**Records for this task**
= = =
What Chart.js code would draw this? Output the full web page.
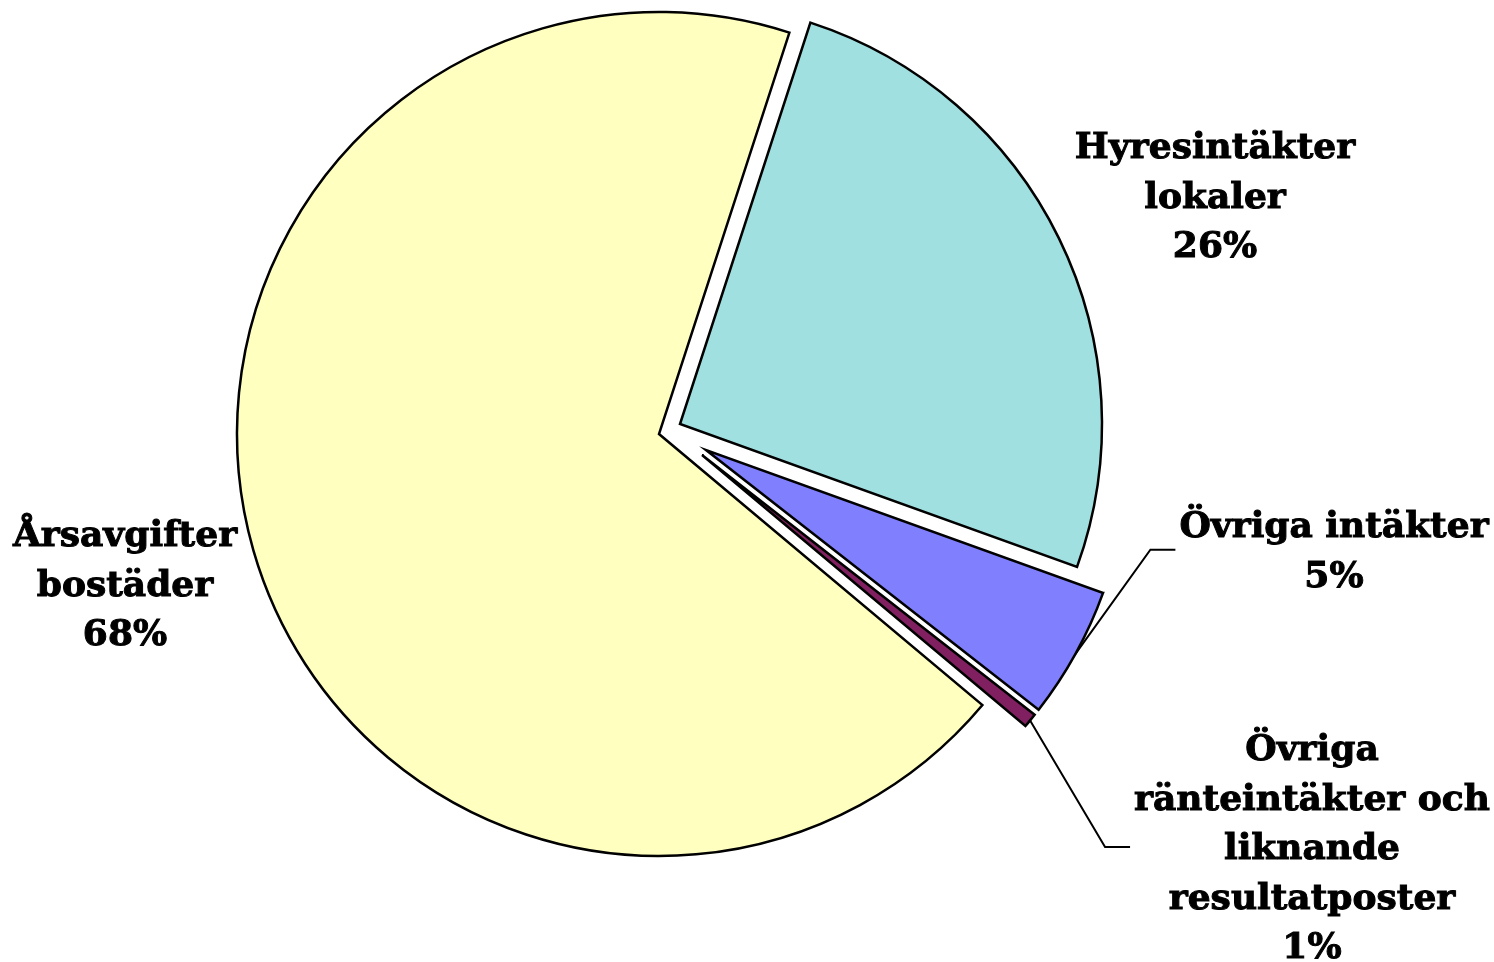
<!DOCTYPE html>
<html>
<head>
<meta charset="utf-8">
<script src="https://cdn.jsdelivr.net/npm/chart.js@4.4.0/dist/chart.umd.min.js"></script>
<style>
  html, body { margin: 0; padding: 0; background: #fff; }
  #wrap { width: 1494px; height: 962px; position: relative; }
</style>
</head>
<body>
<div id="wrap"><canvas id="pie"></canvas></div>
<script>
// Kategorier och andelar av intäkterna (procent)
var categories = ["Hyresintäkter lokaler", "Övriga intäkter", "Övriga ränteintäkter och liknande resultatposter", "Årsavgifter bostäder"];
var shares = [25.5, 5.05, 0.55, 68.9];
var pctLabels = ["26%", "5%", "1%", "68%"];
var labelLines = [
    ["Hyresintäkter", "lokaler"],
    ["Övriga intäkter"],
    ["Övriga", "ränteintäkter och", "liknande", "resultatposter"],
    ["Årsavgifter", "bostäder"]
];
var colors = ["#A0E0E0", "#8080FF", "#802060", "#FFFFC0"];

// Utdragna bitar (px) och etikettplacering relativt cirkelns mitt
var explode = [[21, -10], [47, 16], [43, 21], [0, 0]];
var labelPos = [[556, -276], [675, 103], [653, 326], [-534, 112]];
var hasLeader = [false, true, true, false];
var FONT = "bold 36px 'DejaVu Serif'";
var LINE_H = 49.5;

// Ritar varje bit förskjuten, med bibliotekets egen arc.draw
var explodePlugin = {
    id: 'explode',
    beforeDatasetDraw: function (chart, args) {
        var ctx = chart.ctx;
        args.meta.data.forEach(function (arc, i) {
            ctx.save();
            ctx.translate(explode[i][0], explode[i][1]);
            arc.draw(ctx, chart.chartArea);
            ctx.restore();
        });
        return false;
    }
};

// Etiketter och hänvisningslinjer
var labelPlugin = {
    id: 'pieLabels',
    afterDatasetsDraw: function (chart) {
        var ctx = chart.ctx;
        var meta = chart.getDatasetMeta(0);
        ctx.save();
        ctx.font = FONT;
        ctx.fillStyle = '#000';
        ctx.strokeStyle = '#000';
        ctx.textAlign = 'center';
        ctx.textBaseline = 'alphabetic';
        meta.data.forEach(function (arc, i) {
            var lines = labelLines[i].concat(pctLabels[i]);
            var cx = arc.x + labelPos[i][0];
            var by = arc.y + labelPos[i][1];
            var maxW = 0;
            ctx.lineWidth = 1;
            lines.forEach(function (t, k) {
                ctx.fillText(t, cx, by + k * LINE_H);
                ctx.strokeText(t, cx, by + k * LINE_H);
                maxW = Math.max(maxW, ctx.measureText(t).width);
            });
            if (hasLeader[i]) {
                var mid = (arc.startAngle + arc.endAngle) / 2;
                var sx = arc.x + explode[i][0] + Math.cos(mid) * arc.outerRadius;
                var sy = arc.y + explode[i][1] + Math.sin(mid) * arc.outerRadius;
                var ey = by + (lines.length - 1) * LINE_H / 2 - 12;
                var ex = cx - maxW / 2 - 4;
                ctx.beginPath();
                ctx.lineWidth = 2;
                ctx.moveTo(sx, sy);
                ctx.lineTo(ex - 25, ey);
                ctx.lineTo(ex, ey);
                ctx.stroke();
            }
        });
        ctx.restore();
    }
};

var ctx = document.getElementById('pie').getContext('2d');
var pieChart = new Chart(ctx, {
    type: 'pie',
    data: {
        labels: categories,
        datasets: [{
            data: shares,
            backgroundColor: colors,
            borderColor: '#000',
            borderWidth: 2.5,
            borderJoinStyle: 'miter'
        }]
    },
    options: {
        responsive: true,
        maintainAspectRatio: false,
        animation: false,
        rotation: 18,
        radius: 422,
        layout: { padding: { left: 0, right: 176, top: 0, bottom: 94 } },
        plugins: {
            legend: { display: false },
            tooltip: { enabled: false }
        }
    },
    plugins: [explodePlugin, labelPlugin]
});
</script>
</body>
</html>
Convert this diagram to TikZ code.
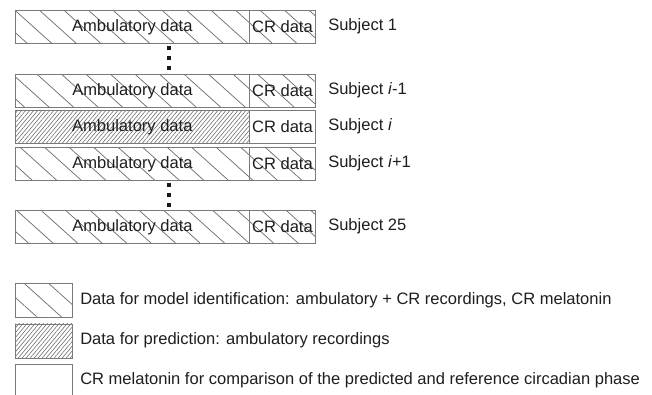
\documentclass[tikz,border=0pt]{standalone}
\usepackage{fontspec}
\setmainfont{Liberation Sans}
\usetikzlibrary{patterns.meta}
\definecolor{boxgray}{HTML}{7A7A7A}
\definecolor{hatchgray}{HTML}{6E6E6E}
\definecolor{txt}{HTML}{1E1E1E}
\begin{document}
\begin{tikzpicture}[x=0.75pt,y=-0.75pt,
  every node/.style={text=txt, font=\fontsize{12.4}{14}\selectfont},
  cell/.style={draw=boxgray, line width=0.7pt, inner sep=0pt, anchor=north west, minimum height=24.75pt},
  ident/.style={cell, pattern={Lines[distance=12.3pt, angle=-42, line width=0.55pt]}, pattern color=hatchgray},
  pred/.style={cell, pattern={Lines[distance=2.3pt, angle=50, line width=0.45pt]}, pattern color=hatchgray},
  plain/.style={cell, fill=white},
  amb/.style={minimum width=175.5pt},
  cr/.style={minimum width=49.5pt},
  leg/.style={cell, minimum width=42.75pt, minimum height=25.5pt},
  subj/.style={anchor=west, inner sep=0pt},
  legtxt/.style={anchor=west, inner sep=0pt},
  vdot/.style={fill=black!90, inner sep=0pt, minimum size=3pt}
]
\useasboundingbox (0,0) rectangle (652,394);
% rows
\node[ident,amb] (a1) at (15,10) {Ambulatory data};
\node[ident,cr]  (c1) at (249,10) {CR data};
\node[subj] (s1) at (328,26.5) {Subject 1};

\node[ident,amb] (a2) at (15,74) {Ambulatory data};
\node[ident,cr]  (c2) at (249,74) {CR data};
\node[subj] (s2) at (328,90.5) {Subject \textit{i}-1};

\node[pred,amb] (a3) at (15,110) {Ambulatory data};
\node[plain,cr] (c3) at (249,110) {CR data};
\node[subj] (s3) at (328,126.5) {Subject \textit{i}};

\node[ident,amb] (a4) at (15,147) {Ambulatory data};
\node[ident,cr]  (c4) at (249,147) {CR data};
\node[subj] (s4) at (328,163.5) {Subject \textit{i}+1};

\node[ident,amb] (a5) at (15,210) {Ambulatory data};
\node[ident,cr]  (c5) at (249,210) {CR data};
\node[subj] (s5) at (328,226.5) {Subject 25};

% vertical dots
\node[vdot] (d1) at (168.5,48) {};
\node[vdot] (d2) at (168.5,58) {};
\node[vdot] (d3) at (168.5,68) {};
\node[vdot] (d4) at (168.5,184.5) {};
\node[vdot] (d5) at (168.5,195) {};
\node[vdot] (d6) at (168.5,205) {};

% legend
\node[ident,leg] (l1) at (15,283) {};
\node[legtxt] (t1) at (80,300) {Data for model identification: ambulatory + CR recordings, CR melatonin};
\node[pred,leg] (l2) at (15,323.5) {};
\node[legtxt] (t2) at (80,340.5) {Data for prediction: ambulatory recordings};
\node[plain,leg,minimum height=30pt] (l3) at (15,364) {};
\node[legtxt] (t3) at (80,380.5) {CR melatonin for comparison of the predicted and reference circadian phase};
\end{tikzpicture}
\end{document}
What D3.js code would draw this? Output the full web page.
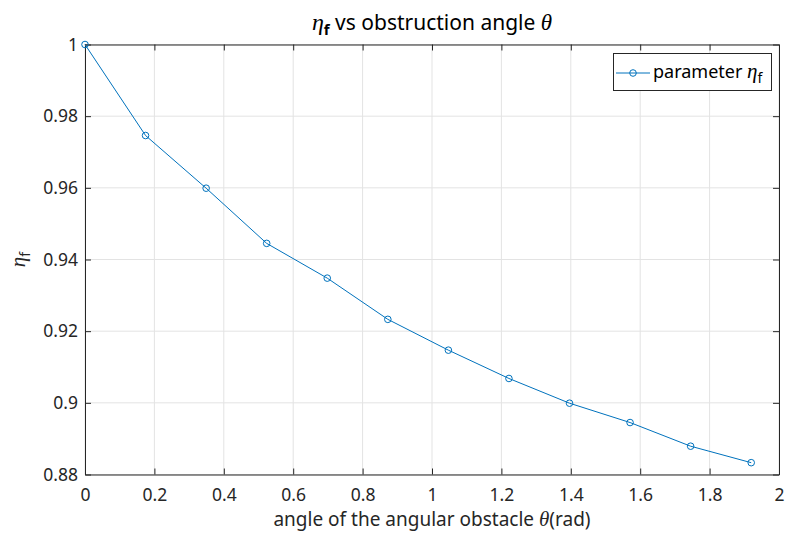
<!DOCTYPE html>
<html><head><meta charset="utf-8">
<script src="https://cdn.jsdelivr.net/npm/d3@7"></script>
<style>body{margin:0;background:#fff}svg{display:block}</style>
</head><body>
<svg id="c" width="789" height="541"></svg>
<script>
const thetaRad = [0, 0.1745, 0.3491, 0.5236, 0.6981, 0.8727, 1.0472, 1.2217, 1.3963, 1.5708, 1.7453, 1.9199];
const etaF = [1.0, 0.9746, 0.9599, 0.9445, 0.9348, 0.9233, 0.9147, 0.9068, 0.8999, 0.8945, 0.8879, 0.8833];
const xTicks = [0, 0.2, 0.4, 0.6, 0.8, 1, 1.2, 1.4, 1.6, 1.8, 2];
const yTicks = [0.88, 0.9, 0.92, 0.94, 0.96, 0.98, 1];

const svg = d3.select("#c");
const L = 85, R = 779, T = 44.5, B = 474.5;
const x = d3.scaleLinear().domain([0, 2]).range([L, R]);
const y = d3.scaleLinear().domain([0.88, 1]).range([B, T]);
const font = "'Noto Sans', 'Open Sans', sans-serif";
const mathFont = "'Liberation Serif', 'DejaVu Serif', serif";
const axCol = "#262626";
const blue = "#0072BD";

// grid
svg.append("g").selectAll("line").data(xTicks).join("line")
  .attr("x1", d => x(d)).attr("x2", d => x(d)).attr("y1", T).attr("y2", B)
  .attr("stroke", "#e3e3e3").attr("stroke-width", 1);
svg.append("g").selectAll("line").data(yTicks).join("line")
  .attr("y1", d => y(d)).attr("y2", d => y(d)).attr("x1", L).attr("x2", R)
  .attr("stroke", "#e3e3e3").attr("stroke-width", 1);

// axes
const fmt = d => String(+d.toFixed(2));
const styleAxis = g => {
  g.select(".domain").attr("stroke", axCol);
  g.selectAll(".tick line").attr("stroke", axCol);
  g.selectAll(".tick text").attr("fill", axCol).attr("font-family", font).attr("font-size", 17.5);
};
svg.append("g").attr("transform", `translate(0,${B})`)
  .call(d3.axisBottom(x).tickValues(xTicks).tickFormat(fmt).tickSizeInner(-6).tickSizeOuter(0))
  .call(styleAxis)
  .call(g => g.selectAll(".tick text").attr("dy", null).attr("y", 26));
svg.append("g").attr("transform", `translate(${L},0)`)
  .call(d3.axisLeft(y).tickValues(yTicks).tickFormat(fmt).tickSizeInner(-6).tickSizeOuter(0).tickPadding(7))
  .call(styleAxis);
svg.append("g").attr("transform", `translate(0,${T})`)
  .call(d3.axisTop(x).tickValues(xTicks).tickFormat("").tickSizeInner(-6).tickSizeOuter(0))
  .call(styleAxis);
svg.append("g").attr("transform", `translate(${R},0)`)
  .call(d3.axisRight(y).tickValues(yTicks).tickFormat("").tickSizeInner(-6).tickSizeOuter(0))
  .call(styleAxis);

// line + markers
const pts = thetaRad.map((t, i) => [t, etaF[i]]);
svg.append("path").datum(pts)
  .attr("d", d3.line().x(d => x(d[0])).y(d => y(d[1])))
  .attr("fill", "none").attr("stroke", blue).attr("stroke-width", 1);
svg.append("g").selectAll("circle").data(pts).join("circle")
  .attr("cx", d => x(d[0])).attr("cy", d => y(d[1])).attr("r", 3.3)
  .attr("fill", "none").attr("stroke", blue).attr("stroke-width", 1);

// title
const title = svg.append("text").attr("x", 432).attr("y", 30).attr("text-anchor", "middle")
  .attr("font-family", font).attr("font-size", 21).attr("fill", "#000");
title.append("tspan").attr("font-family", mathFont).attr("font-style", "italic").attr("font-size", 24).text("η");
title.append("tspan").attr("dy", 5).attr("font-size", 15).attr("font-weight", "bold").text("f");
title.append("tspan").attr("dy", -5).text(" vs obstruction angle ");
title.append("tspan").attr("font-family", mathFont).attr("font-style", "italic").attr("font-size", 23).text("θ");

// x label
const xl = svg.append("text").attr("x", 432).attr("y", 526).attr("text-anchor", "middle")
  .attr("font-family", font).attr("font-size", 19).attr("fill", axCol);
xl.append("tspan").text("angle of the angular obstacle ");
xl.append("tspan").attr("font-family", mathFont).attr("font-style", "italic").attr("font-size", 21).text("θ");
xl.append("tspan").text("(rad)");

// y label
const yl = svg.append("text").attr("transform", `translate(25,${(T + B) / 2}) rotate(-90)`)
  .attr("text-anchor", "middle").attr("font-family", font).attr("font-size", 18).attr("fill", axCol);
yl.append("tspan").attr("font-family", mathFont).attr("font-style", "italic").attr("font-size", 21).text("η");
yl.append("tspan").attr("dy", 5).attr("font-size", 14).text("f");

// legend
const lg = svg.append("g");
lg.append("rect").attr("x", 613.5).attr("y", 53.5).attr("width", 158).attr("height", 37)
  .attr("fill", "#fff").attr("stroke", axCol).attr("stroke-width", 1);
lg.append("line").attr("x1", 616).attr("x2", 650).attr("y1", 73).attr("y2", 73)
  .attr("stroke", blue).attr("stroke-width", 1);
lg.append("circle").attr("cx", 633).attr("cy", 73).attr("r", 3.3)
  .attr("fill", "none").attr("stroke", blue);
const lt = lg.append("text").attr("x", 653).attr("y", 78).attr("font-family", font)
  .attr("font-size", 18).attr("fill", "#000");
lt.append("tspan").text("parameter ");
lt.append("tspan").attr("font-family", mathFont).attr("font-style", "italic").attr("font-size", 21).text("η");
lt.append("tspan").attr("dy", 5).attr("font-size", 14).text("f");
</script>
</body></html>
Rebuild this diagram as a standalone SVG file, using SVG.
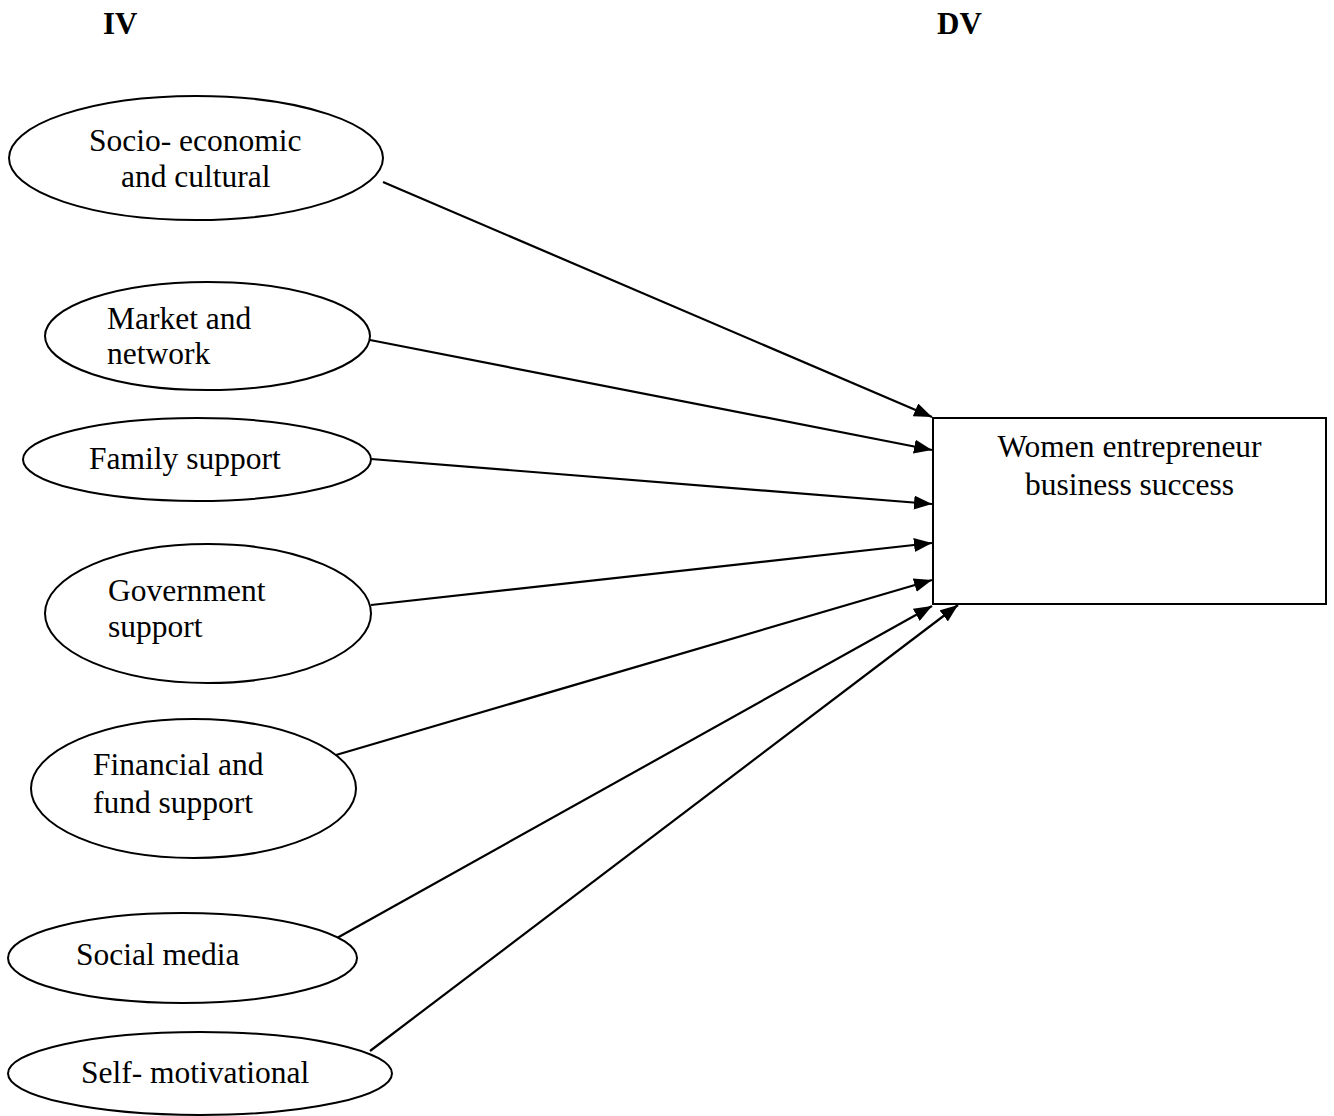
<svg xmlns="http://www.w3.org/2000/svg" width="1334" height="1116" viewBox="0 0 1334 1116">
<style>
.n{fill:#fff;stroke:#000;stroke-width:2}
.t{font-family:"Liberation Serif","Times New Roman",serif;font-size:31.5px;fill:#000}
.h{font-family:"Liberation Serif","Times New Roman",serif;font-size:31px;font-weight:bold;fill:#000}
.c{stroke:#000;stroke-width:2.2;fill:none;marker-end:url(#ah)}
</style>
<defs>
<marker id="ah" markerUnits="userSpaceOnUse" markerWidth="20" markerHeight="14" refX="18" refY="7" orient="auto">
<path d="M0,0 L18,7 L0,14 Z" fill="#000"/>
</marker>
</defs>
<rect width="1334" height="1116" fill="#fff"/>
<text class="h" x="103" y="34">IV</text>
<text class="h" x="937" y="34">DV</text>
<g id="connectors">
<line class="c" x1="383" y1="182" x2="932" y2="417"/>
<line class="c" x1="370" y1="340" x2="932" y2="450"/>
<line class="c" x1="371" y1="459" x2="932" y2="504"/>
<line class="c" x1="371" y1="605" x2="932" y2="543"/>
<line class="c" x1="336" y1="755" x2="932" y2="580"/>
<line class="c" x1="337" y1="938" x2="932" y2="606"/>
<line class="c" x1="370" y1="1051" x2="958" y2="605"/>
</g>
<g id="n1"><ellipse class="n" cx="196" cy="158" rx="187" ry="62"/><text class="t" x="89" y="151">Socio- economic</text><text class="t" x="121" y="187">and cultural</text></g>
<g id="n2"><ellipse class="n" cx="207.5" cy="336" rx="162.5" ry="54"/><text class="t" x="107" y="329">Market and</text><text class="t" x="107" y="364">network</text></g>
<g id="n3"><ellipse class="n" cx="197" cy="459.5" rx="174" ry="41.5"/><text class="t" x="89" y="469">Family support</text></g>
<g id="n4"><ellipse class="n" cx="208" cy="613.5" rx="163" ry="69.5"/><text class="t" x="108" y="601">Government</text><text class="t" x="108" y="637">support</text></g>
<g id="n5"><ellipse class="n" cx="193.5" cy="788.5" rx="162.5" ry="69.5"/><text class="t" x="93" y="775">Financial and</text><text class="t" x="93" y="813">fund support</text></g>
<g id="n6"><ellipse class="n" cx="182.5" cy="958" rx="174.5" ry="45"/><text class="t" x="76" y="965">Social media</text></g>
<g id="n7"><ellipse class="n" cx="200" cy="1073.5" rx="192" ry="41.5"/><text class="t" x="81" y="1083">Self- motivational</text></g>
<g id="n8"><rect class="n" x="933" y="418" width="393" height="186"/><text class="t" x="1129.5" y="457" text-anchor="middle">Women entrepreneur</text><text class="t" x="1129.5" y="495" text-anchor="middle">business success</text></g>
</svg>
= = =
**What is required**
In the listing above, find the line containing "Convert this diagram to TikZ code." and the line containing "(d6) at (168.5,205)". Reproduce those lines and all between them exactly, with no pictures and nothing more.

**Answer for the task**
Convert this diagram to TikZ code.
\documentclass[tikz,border=0pt]{standalone}
\usepackage{fontspec}
\setmainfont{Liberation Sans}
\usetikzlibrary{patterns.meta}
\definecolor{boxgray}{HTML}{7A7A7A}
\definecolor{hatchgray}{HTML}{6E6E6E}
\definecolor{txt}{HTML}{1E1E1E}
\begin{document}
\begin{tikzpicture}[x=0.75pt,y=-0.75pt,
  every node/.style={text=txt, font=\fontsize{12.4}{14}\selectfont},
  cell/.style={draw=boxgray, line width=0.7pt, inner sep=0pt, anchor=north west, minimum height=24.75pt},
  ident/.style={cell, pattern={Lines[distance=12.3pt, angle=-42, line width=0.55pt]}, pattern color=hatchgray},
  pred/.style={cell, pattern={Lines[distance=2.3pt, angle=50, line width=0.45pt]}, pattern color=hatchgray},
  plain/.style={cell, fill=white},
  amb/.style={minimum width=175.5pt},
  cr/.style={minimum width=49.5pt},
  leg/.style={cell, minimum width=42.75pt, minimum height=25.5pt},
  subj/.style={anchor=west, inner sep=0pt},
  legtxt/.style={anchor=west, inner sep=0pt},
  vdot/.style={fill=black!90, inner sep=0pt, minimum size=3pt}
]
\useasboundingbox (0,0) rectangle (652,394);
% rows
\node[ident,amb] (a1) at (15,10) {Ambulatory data};
\node[ident,cr]  (c1) at (249,10) {CR data};
\node[subj] (s1) at (328,26.5) {Subject 1};

\node[ident,amb] (a2) at (15,74) {Ambulatory data};
\node[ident,cr]  (c2) at (249,74) {CR data};
\node[subj] (s2) at (328,90.5) {Subject \textit{i}-1};

\node[pred,amb] (a3) at (15,110) {Ambulatory data};
\node[plain,cr] (c3) at (249,110) {CR data};
\node[subj] (s3) at (328,126.5) {Subject \textit{i}};

\node[ident,amb] (a4) at (15,147) {Ambulatory data};
\node[ident,cr]  (c4) at (249,147) {CR data};
\node[subj] (s4) at (328,163.5) {Subject \textit{i}+1};

\node[ident,amb] (a5) at (15,210) {Ambulatory data};
\node[ident,cr]  (c5) at (249,210) {CR data};
\node[subj] (s5) at (328,226.5) {Subject 25};

% vertical dots
\node[vdot] (d1) at (168.5,48) {};
\node[vdot] (d2) at (168.5,58) {};
\node[vdot] (d3) at (168.5,68) {};
\node[vdot] (d4) at (168.5,184.5) {};
\node[vdot] (d5) at (168.5,195) {};
\node[vdot] (d6) at (168.5,205) {};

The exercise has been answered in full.